If it is happening only at night that means she has too much freedom...a small crate is the answer here and secondly you aren't taking her out enough at night. You may need to set your alarm and get up every 2 or 3 hours to take her out at first but after a while she will learn to hold it longer. If you are only getting up once in the night for her it obviously isn't enough and she is doomed to fail. It is difficult with a puppy because to toilet train her YOU will have many broken nights sleep getting up, just like a human baby. It only takes a couple of months and then you will have a full nights sleep. Definitely go back to the crate....it's magic!


----------



## Karen519 (Aug 21, 2006)

*Crate*

I agree-definitely use a crate and take her out in middle of night if she has to go.

If this sweetie was in a pet store she had a rough life so far.
It only takes a couple of months to train a puppy-they are JUST LIKE BABIES.


----------



## jasnday (Sep 14, 2008)

I agree with fostermom. Daisy always gives me the signal but if some how I don't pay attention and miss it she won't hesitate to go inside. But there has to be accidents with the proper way of punishment or they won't learn.


----------



## Fractal (Jun 26, 2008)

Thanks everyone...

She's still not really signaling but we're making sure she goes out after each activity etc and as I have been doing with her since I got her, I've been taking her out at 2am...

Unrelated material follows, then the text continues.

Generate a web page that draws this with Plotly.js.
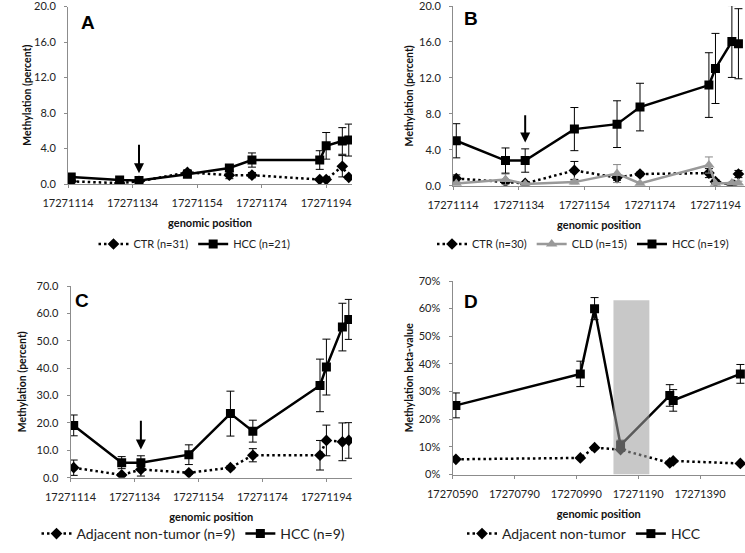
<!DOCTYPE html>
<html><head><meta charset="utf-8">
<script src="https://cdn.plot.ly/plotly-3.0.1.min.js"></script>
<style>html,body{margin:0;padding:0;background:#fff}#chart{width:745px;height:553px}</style>
</head><body><div id="chart"></div>
<script>
// CpG positions (panels A-C)
const posABC = [17271115,17271130,17271136,17271151,17271164,17271171,17271192,17271194,17271199,17271201];
// Panel A
const aCTR    = [0.3,0.1,0.3,1.3,1.0,1.0,0.5,0.5,2.0,0.75];
const aCTRerr = [0.2,0.1,0.2,0.3,0.4,0.3,0.1,0.1,1.2,0.2];
const aHCC    = [0.8,0.45,0.4,1.1,1.8,2.7,2.7,4.3,4.85,4.95];
const aHCCerr = [0.2,0.1,0.1,0.2,0.35,0.8,1.05,1.5,1.5,1.8];
// Panel B
const bCTR    = [0.8,0.45,0.25,1.7,0.9,1.3,1.4,0.45,0.1,1.3];
const bCTRerr = [0.4,0.2,0.1,1.0,0.3,0.2,0.5,0.2,0.1,0.4];
const bCLD    = [0.25,0.7,0.2,0.4,1.35,0.25,2.3,0.25,0.3,0.3];
const bCLDerr = [0.1,0.6,0.1,0.2,1.0,0.1,0.9,0.1,0.1,0.2];
const bHCC    = [5.0,2.8,2.8,6.3,6.85,8.75,11.2,13.05,16.05,15.8];
const bHCCerr = [1.9,1.4,1.3,2.4,2.6,2.65,3.6,3.9,4.0,3.9];
// Panel C
const cAdj    = [3.65,1.0,3.0,1.8,3.65,8.2,8.2,13.6,13.1,13.6];
const cAdjErr = [2.8,0.4,2.4,0.5,0.7,2.4,5.4,5.6,6.9,6.5];
const cHCC    = [19.1,5.5,5.5,8.4,23.4,17.0,33.7,40.4,55.0,57.8];
const cHCCerr = [3.8,2.2,2.5,3.6,8.2,4.0,9.6,10.2,8.7,7.3];
// Panel D
const posD    = [17270601,17271003,17271049,17271133,17271292,17271303,17271520];
const dAdj    = [0.055,0.060,0.097,0.090,0.042,0.049,0.040];
const dAdjErr = [0.003,0.003,0.004,0.004,0.003,0.003,0.003];
const dHCC    = [0.250,0.364,0.600,0.106,0.286,0.268,0.364];
const dHCCerr = [0.045,0.046,0.040,0.018,0.039,0.039,0.034];
// Highlighted region in D (the amplicon of A-C)
const bandD = [17271110, 17271226];
const bandTop = 0.63;
// Arrow marking CpG of interest
const arrowPos = 17271136;
const arrowA = [4.6, 1.2], arrowB = [8.0, 4.8], arrowC = [21.3, 10.3];
// Legend labels
const labelsA = ['CTR (n=31)', 'HCC (n=21)'];
const labelsB = ['CTR (n=30)', 'CLD (n=15)', 'HCC (n=19)'];
const labelsC = ['Adjacent non-tumor (n=9)', 'HCC (n=9)'];
const labelsD = ['Adjacent non-tumor', 'HCC'];

const W = 745, H = 553;
const FONT = 'Lato, "Open Sans", sans-serif';
const px = v => v / W, py = v => 1 - v / H;

function ctr(x, y, e, name, xa, ya, lg) {
  return {x, y, name, xaxis: xa, yaxis: ya, legend: lg, type: 'scatter', mode: 'lines+markers',
    line: {color: '#000', width: 2.5, dash: '2.5px,3px'},
    marker: {symbol: 'diamond', size: 9, color: '#000'},
    error_y: {type: 'data', array: e, visible: true, color: '#000', thickness: 1, width: 4}};
}
function hcc(x, y, e, name, xa, ya, lg) {
  return {x, y, name, xaxis: xa, yaxis: ya, legend: lg, type: 'scatter', mode: 'lines+markers',
    line: {color: '#000', width: 2.5},
    marker: {symbol: 'square', size: 9, color: '#000'},
    error_y: {type: 'data', array: e, visible: true, color: '#000', thickness: 1, width: 4}};
}
function cld(x, y, e, name, xa, ya, lg) {
  return {x, y, name, xaxis: xa, yaxis: ya, legend: lg, type: 'scatter', mode: 'lines+markers',
    line: {color: '#999', width: 2.5},
    marker: {symbol: 'triangle-up', size: 10, color: '#999'},
    error_y: {type: 'data', array: e, visible: true, color: '#888', thickness: 1, width: 4}};
}

const traces = [
  ctr(posABC, aCTR, aCTRerr, labelsA[0], 'x', 'y', 'legend'),
  hcc(posABC, aHCC, aHCCerr, labelsA[1], 'x', 'y', 'legend'),
  ctr(posABC, bCTR, bCTRerr, labelsB[0], 'x2', 'y2', 'legend2'),
  cld(posABC, bCLD, bCLDerr, labelsB[1], 'x2', 'y2', 'legend2'),
  hcc(posABC, bHCC, bHCCerr, labelsB[2], 'x2', 'y2', 'legend2'),
  ctr(posABC, cAdj, cAdjErr, labelsC[0], 'x3', 'y3', 'legend3'),
  hcc(posABC, cHCC, cHCCerr, labelsC[1], 'x3', 'y3', 'legend3'),
  ctr(posD, dAdj, dAdjErr, labelsD[0], 'x4', 'y4', 'legend4'),
  hcc(posD, dHCC, dHCCerr, labelsD[1], 'x4', 'y4', 'legend4')
];

const tickFont = {family: FONT, size: 11, color: '#222'};
const titleFont = {family: FONT, size: 11, color: '#111', weight: 'bold'};
function xax(dom, range, tick0, dtick, anchor) {
  return {domain: dom, range, tick0, dtick, tickformat: 'd', anchor, showgrid: false, zeroline: false,
    showline: true, linecolor: '#8c8c8c', linewidth: 1, ticks: 'outside', ticklen: 3, tickcolor: '#8c8c8c',
    ticklabelstandoff: 6, ticklabeloverflow: 'allow',
    tickfont: tickFont, title: {text: 'genomic position', font: titleFont, standoff: 11}};
}
function yax(dom, range, dtick, fmt, anchor, title, so) {
  return {domain: dom, range, dtick, tick0: 0, tickformat: fmt, anchor, showgrid: false, zeroline: false,
    showline: true, linecolor: '#8c8c8c', linewidth: 1, ticks: 'outside', ticklen: 3, tickcolor: '#8c8c8c',
    ticklabelstandoff: 6, ticklabeloverflow: 'allow',
    tickfont: tickFont, title: {text: title, font: {family: FONT, size: 10.5, color: '#111', weight: 'bold'}, standoff: so}};
}
function legend(x, y, size) {
  return {orientation: 'h', x, y, xanchor: 'center', yanchor: 'middle', bgcolor: 'rgba(0,0,0,0)',
    font: {family: FONT, size, color: '#222'}, itemwidth: 30, tracegroupgap: 0};
}
function arrow(xa, ya, yy) {
  return {x: arrowPos, y: yy[1], ax: arrowPos, ay: yy[0], xref: xa, yref: ya, axref: xa, ayref: ya,
    text: '', showarrow: true, arrowhead: 2, arrowsize: 1, arrowwidth: 2, arrowcolor: '#000', standoff: 0};
}
function letter(t, x, y) {
  return {text: '<b>' + t + '</b>', x: px(x), y: py(y), xref: 'paper', yref: 'paper', xanchor: 'center', yanchor: 'middle',
    showarrow: false, font: {family: 'Arial, "Liberation Sans", sans-serif', size: 19, color: '#000'}};
}

const layout = {
  width: W, height: H, margin: {l: 0, r: 0, t: 0, b: 0}, paper_bgcolor: '#fff', plot_bgcolor: 'rgba(0,0,0,0)',
  font: {family: FONT},
  xaxis:  xax([px(68), px(352)], [17271114, 17271202], 17271114, 20, 'y'),
  yaxis:  yax([py(184), py(6.5)], [0, 20], 4, '.1f', 'x', 'Methylation (percent)', 0),
  xaxis2: xax([px(453), 1], [17271114, 17271203], 17271114, 20, 'y2'),
  yaxis2: yax([py(185.7), py(6)], [0, 20], 4, '.1f', 'x2', 'Methylation (percent)', 3),
  xaxis3: xax([px(70.5), px(352)], [17271114, 17271202], 17271114, 20, 'y3'),
  yaxis3: yax([py(477.7), py(286)], [0, 70], 10, '.1f', 'x3', 'Methylation (percent)', 7),
  xaxis4: xax([px(452.5), 1], [17270590, 17271535], 17270590, 200, 'y4'),
  yaxis4: yax([py(474.5), py(281)], [0, 0.7], 0.1, '.0%', 'x4', 'Methylation beta-value', 3),
  legend:  legend(px(194.5), py(244), 11),
  legend2: legend(px(583), py(244), 11),
  legend3: legend(px(193.5), py(534), 14),
  legend4: legend(px(584), py(534), 14),
  showlegend: true,
  shapes: [{type: 'rect', xref: 'x4', yref: 'y4', x0: bandD[0], x1: bandD[1], y0: 0, y1: bandTop,
    fillcolor: 'rgba(158,158,158,0.57)', line: {width: 0}, layer: 'above'}],
  annotations: [
    arrow('x', 'y', arrowA), arrow('x2', 'y2', arrowB), arrow('x3', 'y3', arrowC),
    letter('A', 88, 23), letter('B', 471, 18.3), letter('C', 82, 300), letter('D', 471.3, 301)
  ]
};

Plotly.newPlot('chart', traces, layout, {displayModeBar: false, staticPlot: true});
</script></body></html>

Recently she's been able to hold it thoughout the night. I think sleeping close to the other Golden makes her feel more secure and see's what he does and wants to do likewise.

I'll be sure to update you all on her weekly progress.

I think its time for some pictures as well.

nictastic: Her poops all cleared up and she's back to the way she should be, thankfully.


----------



## sharlin (Feb 26, 2007)

The key I picked up on was something you might overlook - - it sounds as if trotting to the hall is the signal. Is that where she goes the majority of the time?? If so that is probably something to really be on the lookout for.


----------